Lead researcher Tetsuto Miyashita found a 72 million year old Euoplocephalus cranium. It was damaged, allowing Miyashita a unique view of the nasal passages, blood vessels and brain case. While it again showed that these creatures had very small brains in relation to body size, there was another feature that was far more surprising. Its nasal passage was not a relatively straight and short airway, but was made up instead of loops, twists and turns inside the armoured head. A 2008 study led by Dr Ryan Ridgely of the American Natural History Museum showed similar results.
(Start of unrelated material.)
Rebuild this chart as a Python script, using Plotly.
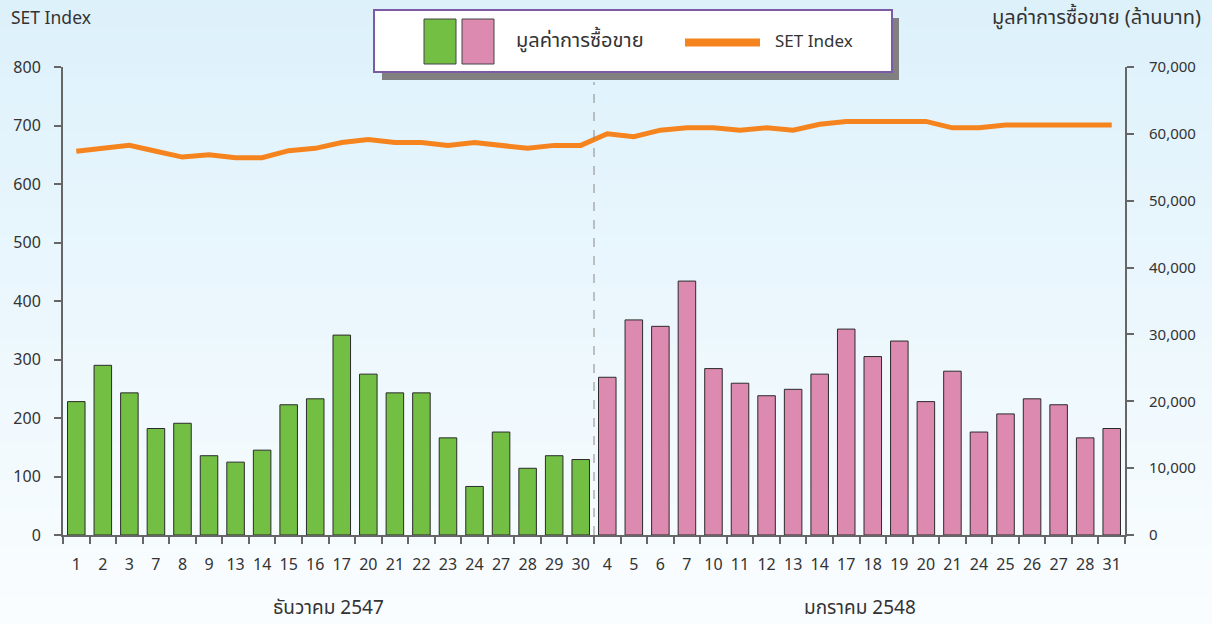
import plotly.graph_objects as go

# ---------------- data ----------------
dec_days = ["1", "2", "3", "7", "8", "9", "13", "14", "15", "16",
            "17", "20", "21", "22", "23", "24", "27", "28", "29", "30"]
jan_days = ["4", "5", "6", "7", "10", "11", "12", "13", "14", "17",
            "18", "19", "20", "21", "24", "25", "26", "27", "28", "31"]

# trading value (million baht)
dec_value = [19950, 25380, 21260, 15930, 16710, 11860, 10900, 12690, 19480, 20370,
             29900, 24060, 21260, 21260, 14530, 7260, 15400, 9980, 11860, 11290]
jan_value = [23590, 32170, 31210, 37980, 24890, 22700, 20830, 21790, 24060, 30800,
             26690, 29010, 19950, 24500, 15400, 18110, 20370, 19480, 14530, 15930]

# SET Index
dec_set = [656, 661, 666, 656, 646, 650, 645, 645, 657, 661,
           671, 676, 671, 671, 666, 671, 666, 661, 666, 666]
jan_set = [686, 681, 692, 696, 696, 692, 696, 692, 702, 707,
           707, 707, 707, 696, 696, 701, 701, 701, 701, 701]

month_labels = ["ธันวาคม 2547", "มกราคม 2548"]
left_title = "SET Index"
right_title = "มูลค่าการซื้อขาย (ล้านบาท)"
legend_bar_text = "มูลค่าการซื้อขาย"
legend_line_text = "SET Index"

left_ticks = [0, 100, 200, 300, 400, 500, 600, 700, 800]
right_ticks = [0, 10000, 20000, 30000, 40000, 50000, 60000, 70000]

# ---------------- layout geometry ----------------
W, H = 1212, 624
L, R, T, B = 63, 87, 67, 89
PW, PH = W - L - R, H - T - B


def px(x):
    return (x - L) / PW


def py(y):
    return (H - B - y) / PH


GREEN = "#72bf44"
PINK = "#dc8ab0"
ORANGE = "#f5841f"
TEXT = "#333333"
AXIS = "#666666"
FONT = "Noto Sans Thai, Tahoma, Noto Sans, sans-serif"

days = dec_days + jan_days
n_dec = len(dec_days)
xs_dec = list(range(n_dec))
xs_jan = list(range(n_dec, n_dec + len(jan_days)))
xs_all = xs_dec + xs_jan

fig = go.Figure()

fig.add_trace(go.Bar(x=xs_dec, y=dec_value, yaxis="y2", width=0.66,
                     marker=dict(color=GREEN, line=dict(color="#2b2b2b", width=1)),
                     showlegend=False, name=legend_bar_text))
fig.add_trace(go.Bar(x=xs_jan, y=jan_value, yaxis="y2", width=0.66,
                     marker=dict(color=PINK, line=dict(color="#2b2b2b", width=1)),
                     showlegend=False, name=legend_bar_text))
fig.add_trace(go.Scatter(x=xs_all, y=dec_set + jan_set, yaxis="y", mode="lines",
                         line=dict(color=ORANGE, width=5), showlegend=False,
                         name=legend_line_text))

shapes = []
# background gradient
top_c = (221, 241, 251)
bot_c = (250, 253, 255)
nb = 48
for i in range(nb):
    t = i / (nb - 1)
    c = tuple(round(top_c[k] + (bot_c[k] - top_c[k]) * t) for k in range(3))
    y0 = H * i / nb
    y1 = H * (i + 1) / nb + 1
    shapes.append(dict(type="rect", xref="paper", yref="paper", layer="below",
                       x0=px(0), x1=px(W), y0=py(y1), y1=py(y0),
                       fillcolor="rgb(%d,%d,%d)" % c, line=dict(width=0)))

# month divider
shapes.append(dict(type="line", xref="x", yref="paper", x0=n_dec - 0.5, x1=n_dec - 0.5,
                   y0=0, y1=py(82), line=dict(color="#888888", width=1, dash="dash"),
                   layer="above"))

# legend box (shadow, box, swatches)
shapes.append(dict(type="rect", xref="paper", yref="paper",
                   x0=px(382), x1=px(899), y0=py(80), y1=py(18),
                   fillcolor="#808080", line=dict(width=0)))
shapes.append(dict(type="rect", xref="paper", yref="paper",
                   x0=px(374), x1=px(892), y0=py(72), y1=py(10),
                   fillcolor="white", line=dict(color="#7b5aa6", width=2)))
shapes.append(dict(type="rect", xref="paper", yref="paper",
                   x0=px(424), x1=px(456), y0=py(64), y1=py(19),
                   fillcolor=GREEN, line=dict(color="#444444", width=1)))
shapes.append(dict(type="rect", xref="paper", yref="paper",
                   x0=px(462), x1=px(494), y0=py(64), y1=py(19),
                   fillcolor=PINK, line=dict(color="#444444", width=1)))
shapes.append(dict(type="line", xref="paper", yref="paper",
                   x0=px(685), x1=px(760), y0=py(42.5), y1=py(42.5),
                   line=dict(color=ORANGE, width=8)))

annotations = [
    dict(text=legend_bar_text, xref="paper", yref="paper", x=px(514), y=py(41),
         xanchor="left", yanchor="middle", showarrow=False,
         font=dict(size=20, color=TEXT, family=FONT)),
    dict(text=legend_line_text, xref="paper", yref="paper", x=px(773), y=py(42),
         xanchor="left", yanchor="middle", showarrow=False,
         font=dict(size=17, color=TEXT, family=FONT)),
    dict(text=left_title, xref="paper", yref="paper", x=px(9), y=py(19),
         xanchor="left", yanchor="middle", showarrow=False,
         font=dict(size=17.5, color=TEXT, family=FONT)),
    dict(text=right_title, xref="paper", yref="paper", x=px(1203), y=py(18),
         xanchor="right", yanchor="middle", showarrow=False,
         font=dict(size=20, color=TEXT, family=FONT)),
    dict(text=month_labels[0], xref="x", yref="paper", x=(n_dec - 1) / 2, y=py(608),
         xanchor="center", yanchor="middle", showarrow=False,
         font=dict(size=19, color=TEXT, family=FONT)),
    dict(text=month_labels[1], xref="x", yref="paper", x=n_dec + (len(jan_days) - 1) / 2,
         y=py(608), xanchor="center", yanchor="middle", showarrow=False,
         font=dict(size=19, color=TEXT, family=FONT)),
]

fig.update_layout(
    width=W, height=H,
    margin=dict(l=L, r=R, t=T, b=B, pad=0, autoexpand=False),
    paper_bgcolor="rgba(0,0,0,0)", plot_bgcolor="rgba(0,0,0,0)",
    font=dict(family=FONT, color=TEXT, size=15),
    barmode="overlay",
    showlegend=False,
    shapes=shapes,
    annotations=annotations,
    xaxis=dict(range=[-0.5, len(days) - 0.5], tickmode="array", tickvals=xs_all,
               ticktext=days, ticks="", showgrid=False, zeroline=False,
               showline=True, linecolor=AXIS, linewidth=2, automargin=False,
               ticklabelstandoff=14, tickfont=dict(size=16, color=TEXT),
               minor=dict(tickmode="array",
                          tickvals=[i - 0.5 for i in range(len(days) + 1)],
                          ticks="outside", ticklen=7, tickcolor=AXIS, tickwidth=1.5)),
    yaxis=dict(range=[0, 800], tickvals=left_ticks, ticks="outside", ticklen=7,
               tickcolor=AXIS, tickwidth=1.5, showgrid=False, zeroline=False,
               showline=True, linecolor=AXIS, linewidth=2, ticklabelstandoff=10,
               automargin=False, tickfont=dict(size=16, color=TEXT)),
    yaxis2=dict(range=[0, 70000], tickvals=right_ticks, overlaying="y", side="right",
                ticks="outside", ticklen=7, tickcolor=AXIS, tickwidth=1.5,
                showgrid=False, zeroline=False, showline=True, linecolor=AXIS,
                linewidth=2, tickformat=",d", ticklabelstandoff=12, automargin=False,
                tickfont=dict(size=15, color=TEXT)),
)

fig.write_html(
    "out.html",
    config={"displayModeBar": False},
    post_script="document.body.style.margin='0';"
                "document.documentElement.style.overflow='hidden';"
                "document.body.style.overflow='hidden';",
)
The question is why. The various research teams believe that it used its extraordinary nasal passages to generate low frequency sounds to communicate with other members of its species. A study of its ear shows that it was built to register such frequencies. Its brain size shows that, as well as a good sense of smell, it had also had very well developed auditory capacities. Euoplocephalus is very similar to many of ankylosaurids, so the results of this study can be re-applied, giving us a greater insight into the lives of this animal group.